It's Sunday, May 2nd. It's a new week and a new month. I need to make some decisions about my life. I have been unemployed for nine years. I tried to go back to school to finish my degree but my illness prevented me from achieving that goal. I tried working from home but,again, my illness got in the way. I don't know what to do. I need to find a way to make a living. I thought I could make money online but there are too many scams out there. I don't want to risk our bank account on a scam. The only thing left is writing. I have never been a writer. I have story ideas but I don't expand on them. I don't know the first thing about making a living as a writer. I feel cornered. I can't work a regular job. I can't finish my degree. The only thing I think I can do is write.
But write what? Screenplays? Novels? I don't know how to write those. How do I make money in the meantime? It's crazy. I feel like I am being set up for failure. I don't know what I should do.
I have attempted to write a book but I don't have enough information to write a whole novel. I might be able write a collection of short stories or a screenplay but I don't think I have a novel in me. I feel so helpless. We have been struggling financially since I quit my job. We filed bankruptcy. We don't have any money in savings. If we had to move or if something happened to my mother we wouldn't be able to do anything. I feel as if the universe has put the ball in my court and I am supposed to do something. If I do nothing then I will lose out.

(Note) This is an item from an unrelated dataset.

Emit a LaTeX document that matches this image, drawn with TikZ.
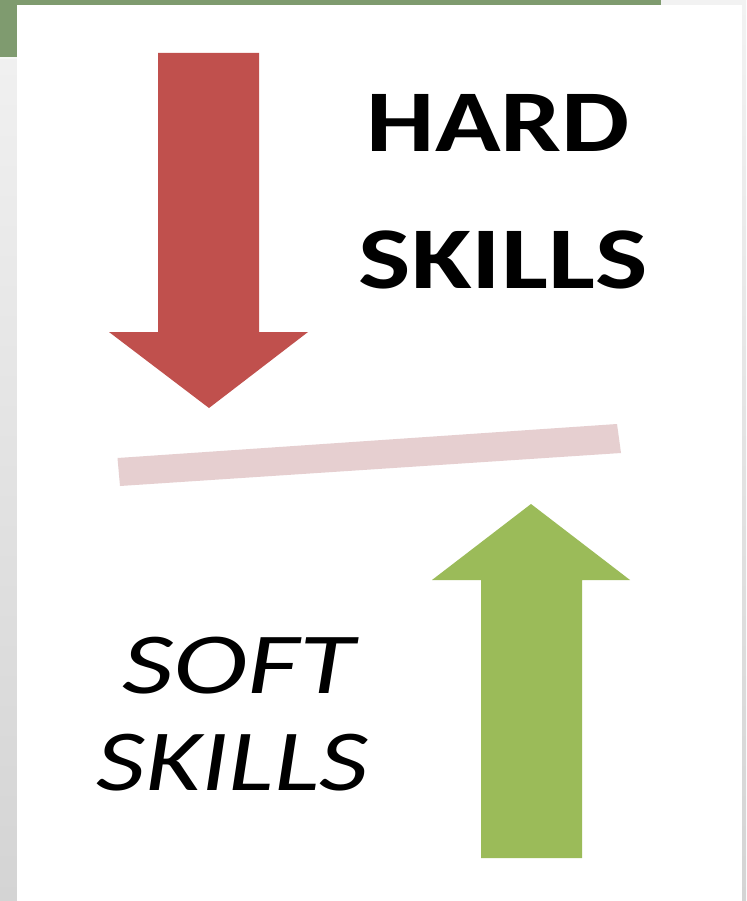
\documentclass[tikz,border=0pt]{standalone}
\usepackage{fontspec}
\setmainfont{Carlito}
\definecolor{barGreen}{RGB}{127,155,111}
\definecolor{arrowRed}{RGB}{192,80,77}
\definecolor{arrowGreen}{RGB}{155,187,89}
\definecolor{beamPink}{RGB}{230,207,208}
\definecolor{bgTop}{RGB}{242,242,242}
\definecolor{bgBottom}{RGB}{212,212,212}
\tikzset{
  hardtext/.style={inner sep=0pt, anchor=base, font=\fontsize{88}{100}\selectfont\bfseries},
  softtext/.style={inner sep=0pt, anchor=base, font=\fontsize{87}{100}\selectfont\itshape},
  redarrow/.style={fill=arrowRed, draw=none},
  greenarrow/.style={fill=arrowGreen, draw=none},
  beam/.style={fill=beamPink, draw=none}
}
\begin{document}
\begin{tikzpicture}[x=1pt,y=-1pt]
\useasboundingbox (0,0) rectangle (746,901);
% background
\shade[top color=bgTop, bottom color=bgBottom] (0,0) rectangle (746,901);
\fill[barGreen] (0,0) rectangle (661,5);
\fill[barGreen] (0,0) rectangle (17,57);
\fill[white!92!barGreen] (0,57) rectangle (17,59);
\fill[white] (17,5) rectangle (742,901);
% red arrow
\fill[redarrow] (158,53) -- (259,53) -- (259,332) -- (308,332) -- (209,408)
  -- (109,332) -- (158,332) -- cycle;
% beam
\fill[beam] (117.5,458) -- (617,424) -- (621,453) -- (120,486) -- cycle;
% green arrow
\fill[greenarrow] (481,858) -- (582,858) -- (582,580) -- (630,580) -- (531,504)
  -- (432,580) -- (481,580) -- cycle;
% texts
\node[hardtext] (hard1) at (498.5,152) {\scalebox{1.23}[1]{HARD}};
\node[hardtext] (hard2) at (503,288) {\scalebox{1.26}[1]{SKILLS}};
\node[softtext] (soft1) at (238.5,693) {\scalebox{1.3}[1]{SOFT}};
\node[softtext] (soft2) at (232.5,790) {\scalebox{1.24}[1]{SKILLS}};
\end{tikzpicture}
\end{document}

I used to enjoy writing when I was in school. I enjoyed doing research papers. I wrote a few stories in college. It was fun and enjoyable. Now I look at writing as a chore. I don't want to do it but I feel as if I have no choice. I honestly don't know what else I can do. It seems as if I am being handed an option that I can't refuse. I used to enjoy writing but I stopped doing it. I became depressed and stopped doing the things I enjoyed like reading. I used to read one to two books a week. I stopped reading because I didn't want to use my brain. I stopped writing for the same reason. Maybe I'm being lazy. Writing isn't easy. It's hard. I thought early on that it was easy until I sat down and tried to write.
I don't want to spend the next ten years sitting in front of the t.v. wasting my brain. I want to produce something I can be proud of. I want to make enough money to help my family when they need it. I want to be able to afford a nice place to live and a car. I want to be able to go on vacation when I feel like it and travel to the Carribean and Europe if I feel like it. I want to enjoy life again. If writing can help me do these things then it is worth my effort to try it.
When I used to think of writing a book I thought I had to come up with it fully blown and written my first try. I think that's wrong. Writing is a process and it takes patience and finesse to complete a writing project. I need to take my time and be patient with myself and craft my writing projects carefully.
I just turned forty and I feel as if I have wasted a good portion of my life trying to survive instead of live life to the fullest. It's hard to live life to the fullest when you are poor and are just worried about where you will sleep and what you will eat. I don't want to drift through life and not experience good things because I was too focused on survival. If becoming a writer can help me extract some good things in life then maybe that's what I should be.